6th voyage transporting enslaved people (1790–1791): Captain Joseph Hodgson sailed from Liverpool on 3 July 1791. Liverpool Hero started acquiring captives on 28 August at Calabar. She then acquired more at New Calabar. She left Africa on 10 December, having embarked 360 captives. She arrive at Grenada on 20 January 1791 with 343 slaves, for a 5% mortality rate. She sailed from Grenada on 7 February 1792 and arrived back at Liverpool on 19 March. At some point in the voyage John Mount replaced Hodgson as master. (Note: Hodgson died in 1794 while master of . Mount died in that same year while master of .) Liverpool Hero had sailed from Liverpool with 25 crew members and had suffered three crew deaths on her voyage.

| Year | Master | Owner | Trade | Source & notes |
|---|---|---|---|---|
| 1793 | Thornbro | Webster & Co. | Liverpool–Africa | LR; raised 1784, & repairs 1791 & 1792 |

7th voyage transporting enslaved people (1792–Loss): Captain John Thornborrow (or Thornborough) sailed from Liverpool on 6 October 1792. Liverpool Hero started acquiring captives on 16 April. She acquired captives at Cape Coast Castle, Little Popo, and Badagry or Appa.

==Loss==
In July 1794, Lloyd's List reported that Liverpool Hero, Thornborough, master, had been lost off Papo, on the coast of Africa. She had been on her way from Africa for the West Indies.

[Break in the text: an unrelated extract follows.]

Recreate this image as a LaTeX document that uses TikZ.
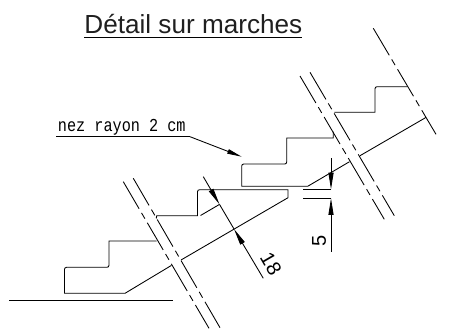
\documentclass[tikz,border=0pt]{standalone}
\usepackage{fontspec}
\setmainfont{Liberation Sans}
\newfontfamily\cadfont{Liberation Mono}
\usetikzlibrary{arrows.meta}
\tikzset{every picture/.style={line width=0.65pt}}
\tikzset{
  breakline/.style={dash pattern={on 23.5pt off 3.6pt on 5pt off 3.6pt}},
  dimarrow/.style={-{Triangle[length=12.5pt,width=3.8pt]}},
  cadtext/.style={inner sep=0pt,font=\cadfont\fontsize{11.4}{13}\selectfont},
  dimtext/.style={inner sep=0pt,font=\fontsize{15}{17}\selectfont}
}

\begin{document}
\begin{tikzpicture}[x=0.75pt,y=0.75pt,yscale=-1,xscale=1]
\useasboundingbox (0,0) rectangle (459,329);

%Straight Lines (floor)
\draw    (9,300.7) -- (173,300.7) ;
%Lower flight
\draw    (156.7,241) -- (109,241) [rounded corners=1.5pt] -- (109,267.3) -- (64.5,267.3) [sharp corners] -- (64.5,293.3) -- (125,293.3) -- (171.4,265.4) ;
\draw    (181,260) -- (288,197.7) -- (288,189.7) [rounded corners=1.5pt] -- (197.5,189.7) [sharp corners] -- (197.5,215.8) -- (156.7,215.8) -- (156.2,218.5) ;
%Upper flight
\draw    (333.3,131.7) -- (333.3,138) -- (286.7,138) [rounded corners=1.5pt] -- (286.7,164) -- (241.7,164) [sharp corners] -- (241.7,186.3) -- (307.7,186.3) -- (349.5,161.7) ;
\draw    (360,155.7) -- (426,117.4) ;
\draw    (334.3,112.3) -- (375,112.3) [rounded corners=1.5pt] -- (375,86.7) [sharp corners] -- (407.3,86.7) ;
%Break lines
\draw  [breakline]  (123.3,181.7) -- (209,328.3) ;
\draw  [breakline]  (133.3,178.3) -- (220,327.7) ;
\draw  [breakline]  (300,76) -- (384.3,219.3) ;
\draw  [breakline]  (310,72.3) -- (394.3,215.7) ;
\draw  [breakline]  (373.3,28.3) -- (436,134.3) ;
%Dimension 18
\draw    (200.5,215.5) -- (219.5,204.4) ;
\draw  [dimarrow]  (203.3,176.7) -- (219.5,204.4) ;
\draw    (219.5,204.4) -- (234,229) ;
\draw  [dimarrow]  (263.3,278.3) -- (234,229) ;
%Dimension 5
\draw    (303.3,189.4) -- (331,189.4) ;
\draw    (303.3,198.3) -- (331,198.3) ;
\draw  [dimarrow]  (331,158.3) -- (331,189.4) ;
\draw  [dimarrow]  (331,251.7) -- (331,198.3) ;
%Leader
\draw    (56,136.7) -- (190,136.7) ;
\draw  [-{Triangle[length=11pt,width=3.4pt]}]  (190,136.7) -- (241.7,156.7) ;
%Title underline
\draw  [line width=0.8pt]  (84,37.7) -- (302,37.7) ;

% Text Node
\draw (84,33) node (title) [anchor=base west,inner sep=0pt,font=\fontsize{19.6}{22}\selectfont,color=black!88] {Détail sur marches};
% Text Node
\draw (57.5,131.5) node (nez) [anchor=base west,cadtext] {\scalebox{1}[1.2]{nez rayon 2 cm}};
% Text Node
\draw (271,264) node (cote18) [dimtext,rotate=-60] {18};
% Text Node
\draw (319,241) node (cote5) [dimtext,rotate=90] {5};

\end{tikzpicture}
\end{document}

As of February 2023, it is not clear what happened to her crew and captives, but the presumption is that they perished with the ship.

In 1794, 25 British slave ships were lost. Eighteen were lost on their way to Africa, and two were lost in the Middle Passage, while sailing from Africa to the West Indies. During the period 1793 to 1807, war, rather than maritime hazards or resistance by the captives, was the greatest cause of vessel losses among British slave vessels.